### Data section:
• • • • • • •

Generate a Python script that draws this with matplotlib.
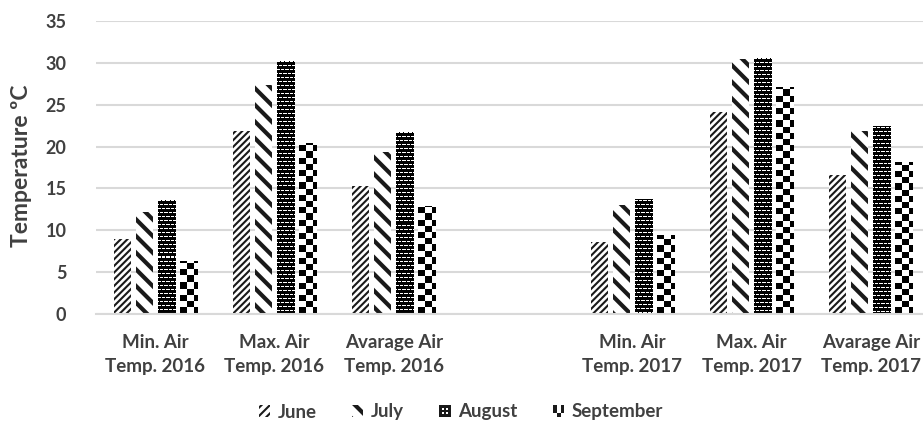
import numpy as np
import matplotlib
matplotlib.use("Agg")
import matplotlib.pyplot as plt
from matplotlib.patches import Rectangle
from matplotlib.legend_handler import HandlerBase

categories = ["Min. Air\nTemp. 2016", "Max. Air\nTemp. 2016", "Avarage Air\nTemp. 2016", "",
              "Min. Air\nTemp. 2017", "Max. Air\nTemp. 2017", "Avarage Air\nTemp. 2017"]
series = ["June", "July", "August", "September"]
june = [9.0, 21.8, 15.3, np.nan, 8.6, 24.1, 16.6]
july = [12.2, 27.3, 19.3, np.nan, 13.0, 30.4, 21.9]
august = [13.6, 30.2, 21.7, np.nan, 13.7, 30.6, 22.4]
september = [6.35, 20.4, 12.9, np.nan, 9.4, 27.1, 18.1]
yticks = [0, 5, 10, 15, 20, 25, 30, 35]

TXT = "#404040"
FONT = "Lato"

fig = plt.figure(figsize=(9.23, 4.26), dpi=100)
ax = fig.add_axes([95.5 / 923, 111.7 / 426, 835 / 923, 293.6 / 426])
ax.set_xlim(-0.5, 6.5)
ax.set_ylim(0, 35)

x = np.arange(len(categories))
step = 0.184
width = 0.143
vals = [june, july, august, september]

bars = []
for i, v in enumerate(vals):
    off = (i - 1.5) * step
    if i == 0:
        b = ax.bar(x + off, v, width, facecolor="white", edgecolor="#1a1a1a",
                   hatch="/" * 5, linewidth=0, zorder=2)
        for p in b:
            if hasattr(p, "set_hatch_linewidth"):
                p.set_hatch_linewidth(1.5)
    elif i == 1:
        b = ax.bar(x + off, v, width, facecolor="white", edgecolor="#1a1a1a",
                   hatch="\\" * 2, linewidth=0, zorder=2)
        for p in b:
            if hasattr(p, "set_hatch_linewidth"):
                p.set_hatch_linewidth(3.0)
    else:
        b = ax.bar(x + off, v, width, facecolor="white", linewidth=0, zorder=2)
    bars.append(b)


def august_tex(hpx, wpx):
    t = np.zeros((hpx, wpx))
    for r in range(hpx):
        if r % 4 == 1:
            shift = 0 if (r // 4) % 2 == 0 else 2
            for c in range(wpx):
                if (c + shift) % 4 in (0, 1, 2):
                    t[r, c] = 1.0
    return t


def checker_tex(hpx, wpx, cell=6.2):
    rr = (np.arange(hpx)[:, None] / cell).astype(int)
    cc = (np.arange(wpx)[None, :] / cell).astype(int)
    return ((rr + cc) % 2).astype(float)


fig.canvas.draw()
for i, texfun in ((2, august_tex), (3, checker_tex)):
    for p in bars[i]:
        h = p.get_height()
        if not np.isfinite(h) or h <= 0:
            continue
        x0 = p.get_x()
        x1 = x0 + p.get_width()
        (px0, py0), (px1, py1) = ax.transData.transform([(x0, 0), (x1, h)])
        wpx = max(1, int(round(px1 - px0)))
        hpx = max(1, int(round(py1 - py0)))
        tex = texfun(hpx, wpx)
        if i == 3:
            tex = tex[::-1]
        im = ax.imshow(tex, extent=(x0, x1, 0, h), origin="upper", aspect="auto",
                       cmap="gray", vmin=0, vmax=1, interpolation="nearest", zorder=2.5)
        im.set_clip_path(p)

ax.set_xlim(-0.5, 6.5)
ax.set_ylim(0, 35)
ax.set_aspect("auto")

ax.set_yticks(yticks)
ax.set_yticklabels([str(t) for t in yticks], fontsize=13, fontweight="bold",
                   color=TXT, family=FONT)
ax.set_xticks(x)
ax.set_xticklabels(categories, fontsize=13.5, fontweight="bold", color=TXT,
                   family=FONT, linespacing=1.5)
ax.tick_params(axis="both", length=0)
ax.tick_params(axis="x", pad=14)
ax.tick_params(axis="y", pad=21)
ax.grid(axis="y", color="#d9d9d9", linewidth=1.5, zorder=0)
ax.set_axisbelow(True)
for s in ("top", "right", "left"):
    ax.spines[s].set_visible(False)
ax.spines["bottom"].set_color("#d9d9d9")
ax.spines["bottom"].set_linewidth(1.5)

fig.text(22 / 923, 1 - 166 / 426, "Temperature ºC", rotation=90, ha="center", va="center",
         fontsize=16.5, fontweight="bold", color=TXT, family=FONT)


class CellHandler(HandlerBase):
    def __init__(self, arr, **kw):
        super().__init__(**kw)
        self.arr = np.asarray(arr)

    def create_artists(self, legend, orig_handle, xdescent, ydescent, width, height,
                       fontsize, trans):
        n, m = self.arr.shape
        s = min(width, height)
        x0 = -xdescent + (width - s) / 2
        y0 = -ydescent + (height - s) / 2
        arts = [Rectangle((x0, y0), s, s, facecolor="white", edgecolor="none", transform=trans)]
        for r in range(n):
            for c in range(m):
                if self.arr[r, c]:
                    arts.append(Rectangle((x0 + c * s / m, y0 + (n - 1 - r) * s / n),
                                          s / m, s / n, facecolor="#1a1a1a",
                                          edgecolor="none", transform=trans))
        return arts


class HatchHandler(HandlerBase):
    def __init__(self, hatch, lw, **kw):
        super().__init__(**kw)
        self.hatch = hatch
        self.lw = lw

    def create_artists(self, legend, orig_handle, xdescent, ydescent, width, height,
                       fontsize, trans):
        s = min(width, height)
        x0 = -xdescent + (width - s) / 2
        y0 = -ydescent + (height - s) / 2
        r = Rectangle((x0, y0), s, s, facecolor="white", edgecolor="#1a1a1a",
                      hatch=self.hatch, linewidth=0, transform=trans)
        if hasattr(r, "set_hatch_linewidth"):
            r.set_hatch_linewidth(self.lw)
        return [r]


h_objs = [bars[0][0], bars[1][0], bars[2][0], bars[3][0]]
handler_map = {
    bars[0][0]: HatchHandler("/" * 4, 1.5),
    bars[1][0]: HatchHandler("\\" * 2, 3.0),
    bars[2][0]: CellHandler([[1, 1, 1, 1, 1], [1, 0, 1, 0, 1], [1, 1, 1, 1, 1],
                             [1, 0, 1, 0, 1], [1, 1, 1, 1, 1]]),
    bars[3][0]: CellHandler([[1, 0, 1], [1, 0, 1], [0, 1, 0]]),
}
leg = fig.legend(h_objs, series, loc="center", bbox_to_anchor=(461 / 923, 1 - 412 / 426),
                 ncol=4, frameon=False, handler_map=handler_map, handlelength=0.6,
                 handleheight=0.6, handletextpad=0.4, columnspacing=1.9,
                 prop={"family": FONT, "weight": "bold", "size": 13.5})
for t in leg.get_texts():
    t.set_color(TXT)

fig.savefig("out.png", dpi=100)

• • • • • • •

### Required task:
Repeat the data exactly in full, omitting its pictures.

### Exercise answer:
Generate a Python script that draws this with matplotlib.
import numpy as np
import matplotlib
matplotlib.use("Agg")
import matplotlib.pyplot as plt
from matplotlib.patches import Rectangle
from matplotlib.legend_handler import HandlerBase

categories = ["Min. Air\nTemp. 2016", "Max. Air\nTemp. 2016", "Avarage Air\nTemp. 2016", "",
              "Min. Air\nTemp. 2017", "Max. Air\nTemp. 2017", "Avarage Air\nTemp. 2017"]
series = ["June", "July", "August", "September"]
june = [9.0, 21.8, 15.3, np.nan, 8.6, 24.1, 16.6]
july = [12.2, 27.3, 19.3, np.nan, 13.0, 30.4, 21.9]
august = [13.6, 30.2, 21.7, np.nan, 13.7, 30.6, 22.4]
september = [6.35, 20.4, 12.9, np.nan, 9.4, 27.1, 18.1]
yticks = [0, 5, 10, 15, 20, 25, 30, 35]

TXT = "#404040"
FONT = "Lato"

fig = plt.figure(figsize=(9.23, 4.26), dpi=100)
ax = fig.add_axes([95.5 / 923, 111.7 / 426, 835 / 923, 293.6 / 426])
ax.set_xlim(-0.5, 6.5)
ax.set_ylim(0, 35)

x = np.arange(len(categories))
step = 0.184
width = 0.143
vals = [june, july, august, september]

bars = []
for i, v in enumerate(vals):
    off = (i - 1.5) * step
    if i == 0:
        b = ax.bar(x + off, v, width, facecolor="white", edgecolor="#1a1a1a",
                   hatch="/" * 5, linewidth=0, zorder=2)
        for p in b:
            if hasattr(p, "set_hatch_linewidth"):
                p.set_hatch_linewidth(1.5)
    elif i == 1:
        b = ax.bar(x + off, v, width, facecolor="white", edgecolor="#1a1a1a",
                   hatch="\\" * 2, linewidth=0, zorder=2)
        for p in b:
            if hasattr(p, "set_hatch_linewidth"):
                p.set_hatch_linewidth(3.0)
    else:
        b = ax.bar(x + off, v, width, facecolor="white", linewidth=0, zorder=2)
    bars.append(b)


def august_tex(hpx, wpx):
    t = np.zeros((hpx, wpx))
    for r in range(hpx):
        if r % 4 == 1:
            shift = 0 if (r // 4) % 2 == 0 else 2
            for c in range(wpx):
                if (c + shift) % 4 in (0, 1, 2):
                    t[r, c] = 1.0
    return t


def checker_tex(hpx, wpx, cell=6.2):
    rr = (np.arange(hpx)[:, None] / cell).astype(int)
    cc = (np.arange(wpx)[None, :] / cell).astype(int)
    return ((rr + cc) % 2).astype(float)


fig.canvas.draw()
for i, texfun in ((2, august_tex), (3, checker_tex)):
    for p in bars[i]:
        h = p.get_height()
        if not np.isfinite(h) or h <= 0:
            continue
        x0 = p.get_x()
        x1 = x0 + p.get_width()
        (px0, py0), (px1, py1) = ax.transData.transform([(x0, 0), (x1, h)])
        wpx = max(1, int(round(px1 - px0)))
        hpx = max(1, int(round(py1 - py0)))
        tex = texfun(hpx, wpx)
        if i == 3:
            tex = tex[::-1]
        im = ax.imshow(tex, extent=(x0, x1, 0, h), origin="upper", aspect="auto",
                       cmap="gray", vmin=0, vmax=1, interpolation="nearest", zorder=2.5)
        im.set_clip_path(p)

ax.set_xlim(-0.5, 6.5)
ax.set_ylim(0, 35)
ax.set_aspect("auto")

ax.set_yticks(yticks)
ax.set_yticklabels([str(t) for t in yticks], fontsize=13, fontweight="bold",
                   color=TXT, family=FONT)
ax.set_xticks(x)
ax.set_xticklabels(categories, fontsize=13.5, fontweight="bold", color=TXT,
                   family=FONT, linespacing=1.5)
ax.tick_params(axis="both", length=0)
ax.tick_params(axis="x", pad=14)
ax.tick_params(axis="y", pad=21)
ax.grid(axis="y", color="#d9d9d9", linewidth=1.5, zorder=0)
ax.set_axisbelow(True)
for s in ("top", "right", "left"):
    ax.spines[s].set_visible(False)
ax.spines["bottom"].set_color("#d9d9d9")
ax.spines["bottom"].set_linewidth(1.5)

fig.text(22 / 923, 1 - 166 / 426, "Temperature ºC", rotation=90, ha="center", va="center",
         fontsize=16.5, fontweight="bold", color=TXT, family=FONT)


class CellHandler(HandlerBase):
    def __init__(self, arr, **kw):
        super().__init__(**kw)
        self.arr = np.asarray(arr)

    def create_artists(self, legend, orig_handle, xdescent, ydescent, width, height,
                       fontsize, trans):
        n, m = self.arr.shape
        s = min(width, height)
        x0 = -xdescent + (width - s) / 2
        y0 = -ydescent + (height - s) / 2
        arts = [Rectangle((x0, y0), s, s, facecolor="white", edgecolor="none", transform=trans)]
        for r in range(n):
            for c in range(m):
                if self.arr[r, c]:
                    arts.append(Rectangle((x0 + c * s / m, y0 + (n - 1 - r) * s / n),
                                          s / m, s / n, facecolor="#1a1a1a",
                                          edgecolor="none", transform=trans))
        return arts


class HatchHandler(HandlerBase):
    def __init__(self, hatch, lw, **kw):
        super().__init__(**kw)
        self.hatch = hatch
        self.lw = lw

    def create_artists(self, legend, orig_handle, xdescent, ydescent, width, height,
                       fontsize, trans):
        s = min(width, height)
        x0 = -xdescent + (width - s) / 2
        y0 = -ydescent + (height - s) / 2
        r = Rectangle((x0, y0), s, s, facecolor="white", edgecolor="#1a1a1a",
                      hatch=self.hatch, linewidth=0, transform=trans)
        if hasattr(r, "set_hatch_linewidth"):
            r.set_hatch_linewidth(self.lw)
        return [r]


h_objs = [bars[0][0], bars[1][0], bars[2][0], bars[3][0]]
handler_map = {
    bars[0][0]: HatchHandler("/" * 4, 1.5),
    bars[1][0]: HatchHandler("\\" * 2, 3.0),
    bars[2][0]: CellHandler([[1, 1, 1, 1, 1], [1, 0, 1, 0, 1], [1, 1, 1, 1, 1],
                             [1, 0, 1, 0, 1], [1, 1, 1, 1, 1]]),
    bars[3][0]: CellHandler([[1, 0, 1], [1, 0, 1], [0, 1, 0]]),
}
leg = fig.legend(h_objs, series, loc="center", bbox_to_anchor=(461 / 923, 1 - 412 / 426),
                 ncol=4, frameon=False, handler_map=handler_map, handlelength=0.6,
                 handleheight=0.6, handletextpad=0.4, columnspacing=1.9,
                 prop={"family": FONT, "weight": "bold", "size": 13.5})
for t in leg.get_texts():
    t.set_color(TXT)

fig.savefig("out.png", dpi=100)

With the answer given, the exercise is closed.